I Get Paid For This

Andrew Davies

Navy Wings’ Chief Pilot Andrew ‘Mum’ Davis flies to inspire and remember.

How did you get into flying?

I’ve always had a hankering for aviation. My father worked for Qantas and every time I got near an aircraft as a boy, I’d be trembling with excitement and anticipation. At that time, the quickest way to get into flying was by joining the Royal Australian Navy, which I did when I was 17.

Tell us about your job?

I’m Chief Pilot of the Navy Wings. Although we’re a civilian charitable organisation and regulated by the CAA, we’re based at RNAS Yeovilton, so we comply with military procedures and receive great support from the Royal Navy. I’m responsible for writing the flying programme, compliance and administration, as well as management of our pilots, who are all ex-Navy aviators with lots of experience in warbirds.

In winter, the aircraft are mostly in maintenance. In spring and summer, we fly up to six times a week, training and displaying at UK airshows and events. It’s such a privilege to fly these wonderful historic aircraft in displays. 

The Navy Wings’ collection includes a Tiger Moth, Chipmunk, Stinson Reliant, Harvard, and a Wasp helicopter. We inherited two Swordfish from the RN, currently under engine refurbishment, and recently were gifted a magnificent Supermarine Seafire, which will form the core of our displays. These aircraft can be skittish in ground contact, but once in the air they’re not that different from flying your basic SEP. They’re irreplaceable though, so we look after them very well.

 “Thinking back to those night deck landings still gives me a tingle”

What training did you have?

I joined the Royal Australian Navy in 1978 and went straight into military flying training. I was carrier qualified at age 20. In 1984, I came to the UK on exchange to fly helicopters. In 1987, I transferred to the Royal Navy, underwent a Sea Harrier conversion, and flew them for 17 years. Afterwards, I worked as an airline captain on Airbus A330/340 for Virgin Atlantic.

Before becoming Chief Pilot in 2020, I was a volunteer pilot. Our training is graduated: you start on the Tiger Moth and make your way, via the Chipmunk and Harvard, to more challenging aircraft like the Swordfish and Seafire. We still learn every day.
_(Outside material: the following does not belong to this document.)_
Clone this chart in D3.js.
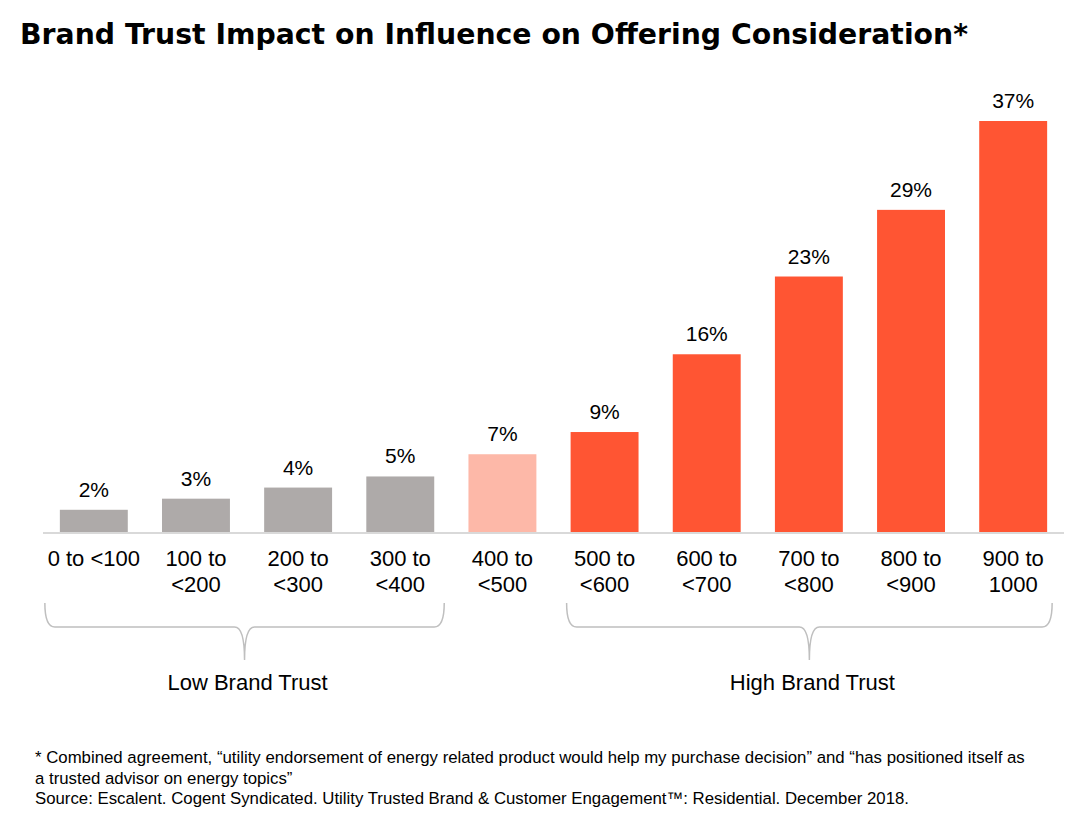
<!DOCTYPE html>
<html>
<head>
<meta charset="utf-8">
<script src="https://cdn.jsdelivr.net/npm/d3@7"></script>
<style>
  body { margin: 0; background: #fff; }
  svg { display: block; font-family: Arial, "Liberation Sans", sans-serif; }
</style>
</head>
<body>
<div class="canvas"></div>
<script>
// data
const categories = ['0 to <100', '100 to <200', '200 to <300', '300 to <400', '400 to <500',
    '500 to <600', '600 to <700', '700 to <800', '800 to <900', '900 to 1000']
const labelLines = [['0 to <100'], ['100 to', '<200'], ['200 to', '<300'], ['300 to', '<400'], ['400 to', '<500'],
    ['500 to', '<600'], ['600 to', '<700'], ['700 to', '<800'], ['800 to', '<900'], ['900 to', '1000']]
const values = [2, 3, 4, 5, 7, 9, 16, 23, 29, 37]
const trustLevel = ['low', 'low', 'low', 'low', 'mid', 'high', 'high', 'high', 'high', 'high']
const groups = [
    { name: 'Low Brand Trust', from: '0 to <100', to: '300 to <400', padL: 15, padR: 10 },
    { name: 'High Brand Trust', from: '500 to <600', to: '900 to 1000', padL: 4, padR: 5 }
]
const title = 'Brand Trust Impact on Influence on Offering Consideration*'
const notes = [
    '* Combined agreement, \u201cutility endorsement of energy related product would help my purchase decision\u201d and \u201chas positioned itself as',
    'a trusted advisor on energy topics\u201d',
    'Source: Escalent. Cogent Syndicated. Utility Trusted Brand & Customer Engagement\u2122: Residential. December 2018.'
]

const dims = { width: 1088, height: 818 }
const plot = { left: 43, right: 1064, base: 532, top: 121 }

const colors = d3.scaleOrdinal()
    .domain(['low', 'mid', 'high'])
    .range(['#AEAAA9', '#FDB8A8', '#FF5533'])

const svg = d3.select('.canvas')
    .append('svg')
    .attr('width', dims.width)
    .attr('height', dims.height)

svg.append('text')
    .attr('x', 20)
    .attr('y', 44)
    .attr('font-family', '"DejaVu Sans", sans-serif')
    .attr('font-weight', 'bold')
    .attr('font-size', 27.5)
    .attr('textLength', 948)
    .attr('lengthAdjust', 'spacingAndGlyphs')
    .attr('fill', '#000')
    .text(title)

const x = d3.scaleBand()
    .domain(categories)
    .range([plot.left, plot.right])
    .paddingInner(0.335)
    .paddingOuter(0.165)

const y = d3.scaleLinear()
    .domain([0, 37])
    .range([plot.base, plot.top])

const data = categories.map((c, i) => ({ cat: c, value: values[i], level: trustLevel[i], lines: labelLines[i] }))

// bars
svg.append('g').selectAll('rect')
    .data(data)
    .enter()
    .append('rect')
        .attr('x', d => x(d.cat))
        .attr('y', d => y(d.value))
        .attr('width', x.bandwidth())
        .attr('height', d => y(0) - y(d.value))
        .attr('fill', d => colors(d.level))

// value labels
svg.append('g').selectAll('text')
    .data(data)
    .enter()
    .append('text')
        .attr('x', d => x(d.cat) + x.bandwidth() / 2)
        .attr('y', d => y(d.value) - 13)
        .attr('text-anchor', 'middle')
        .attr('font-size', 21)
        .attr('fill', '#000')
        .text(d => d.value + '%')

// baseline
svg.append('line')
    .attr('x1', plot.left)
    .attr('x2', plot.right)
    .attr('y1', y(0) + 1)
    .attr('y2', y(0) + 1)
    .attr('stroke', '#D9D9D9')
    .attr('stroke-width', 2)

// category labels
const catLabels = svg.append('g').selectAll('text')
    .data(data)
    .enter()
    .append('text')
        .attr('text-anchor', 'middle')
        .attr('font-size', 22)
        .attr('fill', '#000')

catLabels.selectAll('tspan')
    .data(d => d.lines.map(l => ({ l, cx: x(d.cat) + x.bandwidth() / 2 })))
    .enter()
    .append('tspan')
        .attr('x', d => d.cx)
        .attr('y', (d, i) => 566 + i * 26)
        .text(d => d.l)

// braces under the groups
const braceTop = 603, braceMid = 627, braceTip = 660
groups.forEach(g => {
    const x0 = x(g.from) - g.padL
    const x1 = x(g.to) + x.bandwidth() + g.padR
    const xm = (x0 + x1) / 2
    const r = 10
    const path = d3.path()
    path.moveTo(x0, braceTop)
    path.quadraticCurveTo(x0, braceMid, x0 + r, braceMid)
    path.lineTo(xm - r, braceMid)
    path.quadraticCurveTo(xm, braceMid, xm, braceTip)
    path.quadraticCurveTo(xm, braceMid, xm + r, braceMid)
    path.lineTo(x1 - r, braceMid)
    path.quadraticCurveTo(x1, braceMid, x1, braceTop)
    svg.append('path')
        .attr('d', path.toString())
        .attr('fill', 'none')
        .attr('stroke', '#BFBFBF')
        .attr('stroke-width', 1.5)
    svg.append('text')
        .attr('x', xm + 3)
        .attr('y', 690)
        .attr('text-anchor', 'middle')
        .attr('font-size', 22)
        .attr('fill', '#000')
        .text(g.name)
})

// footnote
svg.append('g').selectAll('text')
    .data(notes)
    .enter()
    .append('text')
        .attr('x', 35)
        .attr('y', (d, i) => 763 + i * 20.5)
        .attr('font-size', 16.8)
        .attr('fill', '#000')
        .text(d => d)
</script>
</body>
</html>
In aviation, there’s always more training and you’re always being checked, it’s how we keep high standards.

What’s been your favourite flight?

Even though I’ve flown all kinds of amazing fixed-wing aircraft, I have to admit my favourite flight was in a helicopter… Mountain flying in a Sea King on the Isle of Arran in Scotland. The weather was beautiful, the location fabulous. What made this flight spectacular, though, was the visual thrill of watching the ground fall away when flying over the mountain edge.

And your favourite airfield?

CVS21, HMAS Melbourne, my first aircraft carrier. The challenge of taking off and landing aboard that ship was extraordinary. Our deck was short, so the catapult gave you an incredible acceleration and deposited you just airborne 30ft above the water – on my first launch, my mind just tilted backwards. Thinking back to those night deck landings still gives me a tingle.

Do you get to fly much outside of work?

Yes, I’m lucky enough to be joint owner of a Glasair, based at Yeovilton. I enjoy taking it for a spin around the countryside, flying around the mountains in Wales or dropping into GA airfields for lunch.

What’s your most valuable career advice?

‘MOMSOBGYTAST’. It stands for: ‘Muck or mud, sh*t or blood, grit your teeth and stay there’. I first heard this ‘encouragement’ from my QFI during formation training in jets in Australia, and still say it to myself in formation. 

Want to learn more about Navy Wings? Visit here.

Flying CV

After a career flying fast jets from aircraft carriers, Andrew ‘Mum’ Davis is now Chief Pilot of Navy Wings

Started current job September 2020
Now flying Tiger Moth, Chipmunk, Stinson Reliant, Harvard
Favourite aircraft Sea Harrier. “I’ve spent most of my flying life involved with this magnificent jet which can do extraordinary things.”